# Advice on Used Simplicity Prestige (2017/2018)



## jonathan_winters (May 9, 2021)

I found a used Simplicity Prestige with 120 hours on it (27hp B&S / 52" stamped deck) for about $5k - current owner said she inherited it from her father who passed away recently and it is way more mower than what she needs. Based on the invoice she thinks it is model year 2017, but it could be 2018 (I don't see any feature differences between those two years, so maybe this is moot). 

From the few photos I've seen so far, her mower looks clean (which it should with only 120 hours on it) and of course I always hear people rave about Simplicity, but now I see so many people crapping on Briggs and Stratton that it just makes me a little hesitant... 

I'll be able to see it in person and test drive it tomorrow afternoon, but my current mower is broken down (again) so I'd like to be prepared to move quickly on the deal if it looks as good in person as it does "on paper". 

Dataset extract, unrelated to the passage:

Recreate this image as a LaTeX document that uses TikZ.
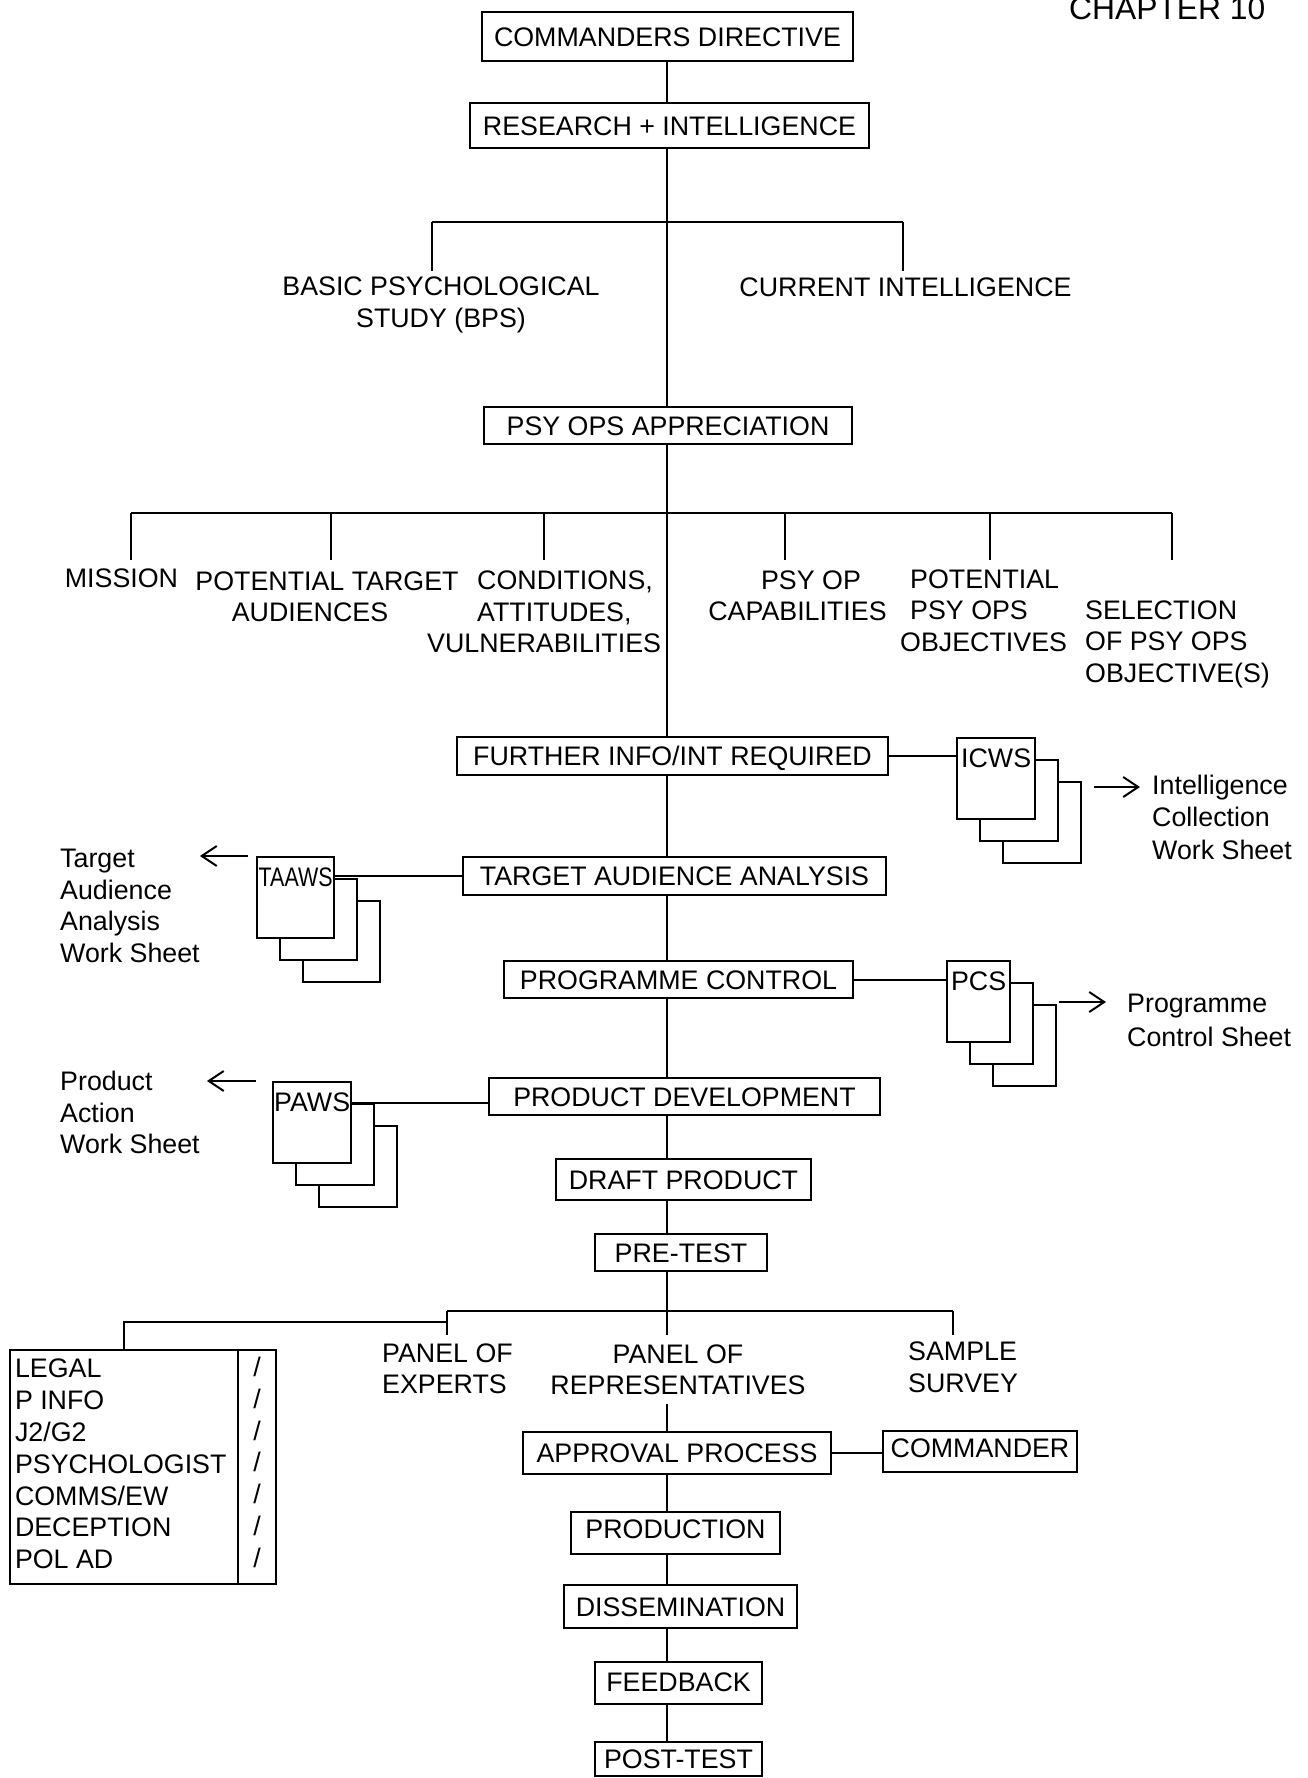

I currently own a John Deere d170, which has been "ok" for me, but not great. For the break-downs I've had, there have been plenty repair videos on YouTube covering the same issue I've had, and parts (both from JD and 3rd party) are readily available. So that has been great (though I would prefer to just have it not break down). 

I ran a few searches for simplicity, and I haven't really been able to find any videos (or much of anything) on fixing the Prestige, or Simplicity garden tractors in general - I can't tell if that is because they just don't break down, or if the user base is so small that there just isn't much out there. 

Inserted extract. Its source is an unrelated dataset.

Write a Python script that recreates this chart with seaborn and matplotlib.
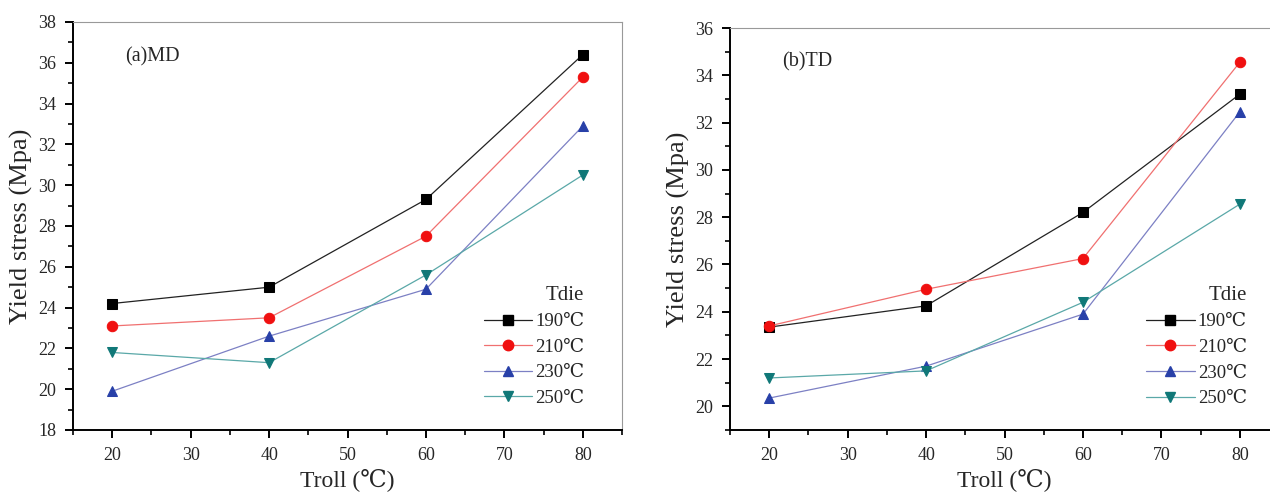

For any Simplicity (and specifically Prestige) owners out there -- what has your experience been? Do you run into problems very often? If so, are they user-repairable? Do you have any concerns about this mower or the deal? 

After dealing with so many little issues with my d170 my wife and I were leaning toward purchasing a new garden tractor with a warranty and known history, but a new mower in this class is seriously outside my budget. So I'm thinking used is really the only way to go for my right now.

If you happen have any alternatives to recommend, the things I'm most interested are: the suspension (I have lots of rough mole-riddled yard), the k72 transaxle, locking rear differential (wet clay soil + a hill have been the weak point of my d170), travel speed, towing strength, and overall reliability. I was also looking at used JD's in the upper X500 series -- from what I see, with the JD I'm the Kawasaki, the general availability of parts, repair videos/instructions, and broad user/dealership/support base and in the Simplicity I get the suspension, faster travel speed, and more HP/displacement of the B&S.

I'd love to find something that can take a front end loader of some sort, but that is a stretch even farther beyond this class, so probably will need to be something I look for in my next garden tractor down the road.


----------



## HarveyW (Sep 15, 2014)

Hello Johnathan, welcome.

The D170 is a box store mower, designed to compete with lower priced mowers. No comparison with a Simplicity Prestige from a quality standpoint. 

Simplicity mowers have a reputation for durability and quality of cut. Interesting that it has a B&S engine. I would expect a Honda engine or maybe a Kawasaki.


----------



## jonathan_winters (May 9, 2021)

thanks for the response!

I got the d170 used back when we first moved in and needed on desperately... and I was clueless at that point. I’ve definitely learned my lesson and I’m super excited to finally upgrade now that I have abetter idea of my needs and what is currently available.

i had the same thought about the b&s in the simplicity so I did some research, and discovered that b&s is the parent company of simplicity! So that at least makes more sense.

still, I’ve read enough bad news about their support recently, and then b&s filed for bankruptcy this past spring... and then I looked for parts for this specific model and couldn’t find anything readily available — it all just made me pump the brakes a bit on simplicity and do some more research.

and so now I’m onto the jd x500 line - I found a used 2016 x584 with 240 hours and immaculate condition, and including chains and snow plow for $5k - lots of support and parts, a Kawasaki and the same k72 transaxle. I’m giving up the suspension, but it feels like the safer move.


----------



## HarveyW (Sep 15, 2014)

Great response. I think you are on the right track.


----------